Ideally, one of two things would happen:

  1. Motuz crawls the requested source tree as the user and verifies the needed permissions (read on copy, read/write/delete on move) before the action is attempted.
  2. Motuz builds a file list first, and can then report to the user what files failed.
zackramjan commented 2 years ago

This particular issue is one that has been pointed out by our users a number of times. As users copy large amounts of data from shared on-prem storage to S3, there are inevitably permission problems etc that result in transfer failures. The vast majority of the time, these are silly files they don't care about anyways (tmp or buffer files never cleaned up etc). As noted, once the task is complete and new session logged into, all the celery task stderr and stdout is lost. All the user sees is "ERROR" and without details, they lack confidence that their data has been copied.

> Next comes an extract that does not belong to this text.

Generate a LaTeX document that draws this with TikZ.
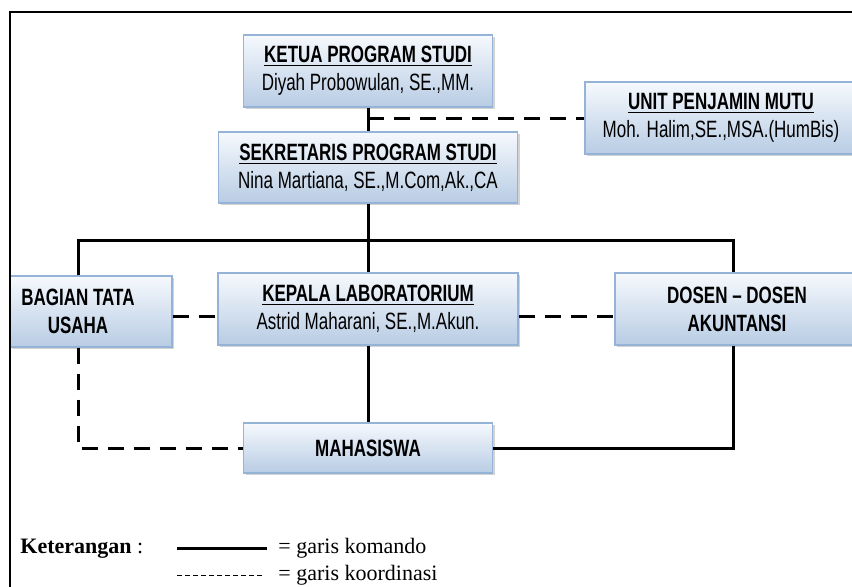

The workaround was to ask us to manually verify the error by combing through the celery task logs.

We have now added persistence of copy task output to the DB. Upon the completion of a copy job, the output and error will be stored in the DB. Upon a user clicking a task, if the task is has completed, we deliver the final output and error from the DB. If the task is active, then we deliver the stderr and output directly from celery (ie same behavior as before). I will pull request our tweak in case its of any use to you.